Today, Ahmad and Mike are working to expand Detroit 75 Kitchen and recently launched a catering side to the business, something customers had long been requesting.

People who want to bring the Detroit 75 Kitchen experience to their own place of business or family gathering can now request one of two options— a staffed catering event where food is prepared off-site but served by the food truck’s culinary team.

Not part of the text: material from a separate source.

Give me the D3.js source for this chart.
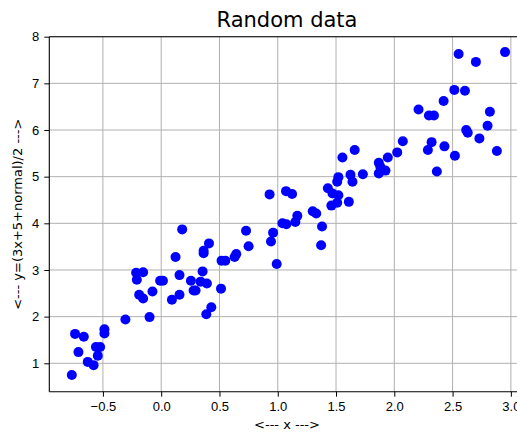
<!DOCTYPE html>
<html>
<head>
<meta charset="utf-8">
<script src="https://cdn.jsdelivr.net/npm/d3@7"></script>
<style>
  body { margin: 0; background: #fff; }
  svg { display: block; font-family: "DejaVu Sans", sans-serif; }
  .tick text { font-size: 13px; fill: #000; }
  .grid line { stroke: #b0b0b0; stroke-width: 1; }
</style>
</head>
<body>
<div id="chart"></div>
<script>
const WIDTH = 517;
const HEIGHT = 432;

// scatter values
const xValues = [
  -0.767, -0.739, -0.664, -0.71, -0.63, -0.58, -0.56, -0.524, -0.544, -0.487,
  -0.487, -0.307, -0.215, -0.155, -0.209, -0.189, -0.155, -0.075, -0.10, -0.009,
  0.015, 0.092, 0.157, 0.157, 0.123, 0.18, 0.255, 0.278, 0.295, 0.355,
  0.338, 0.392, 0.364, 0.364, 0.41, 0.387, 0.43, 0.513, 0.518, 0.55,
  0.63, 0.644, 0.728, 0.75, 0.942, 0.96, 0.991, 1.04, 1.074, 1.151,
  1.168, 1.30, 1.33, 1.38, 1.372, 1.46, 1.51, 1.61, 0.93, 1.071,
  1.123, 1.43, 1.47, 1.52, 1.51, 1.52, 1.555, 1.66, 1.624, 1.641,
  1.73, 1.867, 1.88, 1.924, 1.867, 1.944, 2.025, 2.073, 2.208, 2.297,
  2.34, 2.423, 2.32, 2.288, 2.365, 2.43, 2.52, 2.515, 2.606, 2.552,
  2.70, 2.95, 2.617, 2.63, 2.73, 2.80, 2.82, 2.88
];
const yValues = [
  0.75, 1.63, 1.57, 1.24, 1.03, 0.96, 1.35, 1.35, 1.16, 1.73,
  1.64, 1.94, 2.94, 2.95, 2.79, 2.47, 2.39, 2.54, 1.99, 2.77,
  2.77, 2.36, 2.47, 2.89, 3.28, 3.87, 2.77, 2.56, 2.56, 2.97,
  2.75, 2.71, 3.41, 3.36, 3.57, 2.05, 2.2, 2.6, 3.2, 3.2,
  3.28, 3.34, 3.84, 3.51, 3.61, 3.80, 3.13, 4.0, 3.98, 4.03,
  4.16, 4.26, 4.21, 3.93, 3.53, 4.38, 4.44, 4.46, 4.62, 4.69,
  4.63, 4.75, 4.64, 4.99, 4.89, 4.60, 5.41, 5.57, 5.04, 4.89,
  5.05, 5.30, 5.21, 5.13, 5.07, 5.41, 5.52, 5.76, 6.44, 6.31,
  6.31, 6.62, 5.74, 5.57, 5.11, 5.65, 5.45, 6.86, 6.84, 7.63,
  7.46, 7.67, 6.0, 5.94, 5.82, 6.09, 6.39, 5.55
];

const xTicks = [-0.5, 0.0, 0.5, 1.0, 1.5, 2.0, 2.5, 3.0];
const yTicks = [1, 2, 3, 4, 5, 6, 7, 8];
const xDomain = [-0.96, 3.147];
const yDomain = [0.391, 8.0];

const plot = { left: 49.3, right: 528, top: 36.7, bottom: 391.7 };

const points = xValues.map((x, i) => ({ x, y: yValues[i] }));

const svg = d3.select("#chart").append("svg")
  .attr("width", WIDTH)
  .attr("height", HEIGHT);

const x = d3.scaleLinear().domain(xDomain).range([plot.left, plot.right]);
const y = d3.scaleLinear().domain(yDomain).range([plot.bottom, plot.top]);

// grid
svg.append("g")
  .attr("class", "grid")
  .selectAll("line.v")
  .data(xTicks)
  .join("line")
  .attr("x1", d => x(d)).attr("x2", d => x(d))
  .attr("y1", plot.top).attr("y2", plot.bottom);

svg.append("g")
  .attr("class", "grid")
  .selectAll("line.h")
  .data(yTicks)
  .join("line")
  .attr("x1", plot.left).attr("x2", plot.right)
  .attr("y1", d => y(d)).attr("y2", d => y(d));

// points
svg.append("g")
  .selectAll("circle")
  .data(points)
  .join("circle")
  .attr("cx", d => x(d.x))
  .attr("cy", d => y(d.y))
  .attr("r", 5)
  .attr("fill", "#0000ff");

// axes
const fmtX = d => d3.format(".1f")(d).replace("-", "\u2212");

const xAxis = svg.append("g")
  .attr("transform", `translate(0,${plot.bottom})`)
  .call(d3.axisBottom(x).tickValues(xTicks).tickFormat(fmtX).tickSize(5).tickPadding(5));

const yAxis = svg.append("g")
  .attr("transform", `translate(${plot.left},0)`)
  .call(d3.axisLeft(y).tickValues(yTicks).tickFormat(d3.format("d")).tickSize(5).tickPadding(5));

[xAxis, yAxis].forEach(g => {
  g.select(".domain").remove();
  g.selectAll(".tick line").attr("stroke", "#000").attr("stroke-width", 1);
});

// spines
svg.append("line")
  .attr("x1", plot.left).attr("x2", plot.right)
  .attr("y1", plot.bottom).attr("y2", plot.bottom)
  .attr("stroke", "#000").attr("stroke-width", 1.1);
svg.append("line")
  .attr("x1", plot.left).attr("x2", plot.right)
  .attr("y1", plot.top).attr("y2", plot.top)
  .attr("stroke", "#000").attr("stroke-width", 1.1);
svg.append("line")
  .attr("x1", plot.left).attr("x2", plot.left)
  .attr("y1", plot.top).attr("y2", plot.bottom)
  .attr("stroke", "#000").attr("stroke-width", 1.1);

// title & labels
svg.append("text")
  .attr("x", 287)
  .attr("y", 27)
  .attr("text-anchor", "middle")
  .style("font-size", "21px")
  .text("Random data");

svg.append("text")
  .attr("x", 287)
  .attr("y", 429)
  .attr("text-anchor", "middle")
  .style("font-size", "13px")
  .text("<--- x --->");

svg.append("text")
  .attr("transform", `translate(22,${(plot.top + plot.bottom) / 2}) rotate(-90)`)
  .attr("text-anchor", "middle")
  .style("font-size", "13px")
  .text("<--- y=(3x+5+normal)/2 --->");
</script>
</body>
</html>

Or, people can rent the truck itself and have the food cooked from scratch on site. “That’s for the most authentic experience,” Ahmad says.

The catering menu will offer “essentials” and include all of the truck’s sandwiches, fries and side options as well as an “upscale menu,” which Ahmad describes as the evolution of their most popular items.

Next up for the brothers is to get popular Detroit 75 Kitchen items on the grocery shelves and in other retail spots around the state and country. “We make all of our sauces and everything from scratch,” Ahmad says. “We’d like to share those flavors so that people and businesses outside the Detroit area can enjoy them, too.”

Ultimately, the brothers are working towards a day when the Detroit 75 Kitchen name becomes synonymous with the city of its birth, a culinary touchstone that stirs up joy and good memories for its customers. “We want to be the Zingerman’s of Detroit, a recognizable Michigan brand like Faygo or Stroh’s,” says Ahmad. “We want to still be part of the food conversation in the city in the next hundred years.”

In the meantime, as they work to bring that dream to life, Ahmad says, “We’ll continue to contribute positively to society and just have fun.”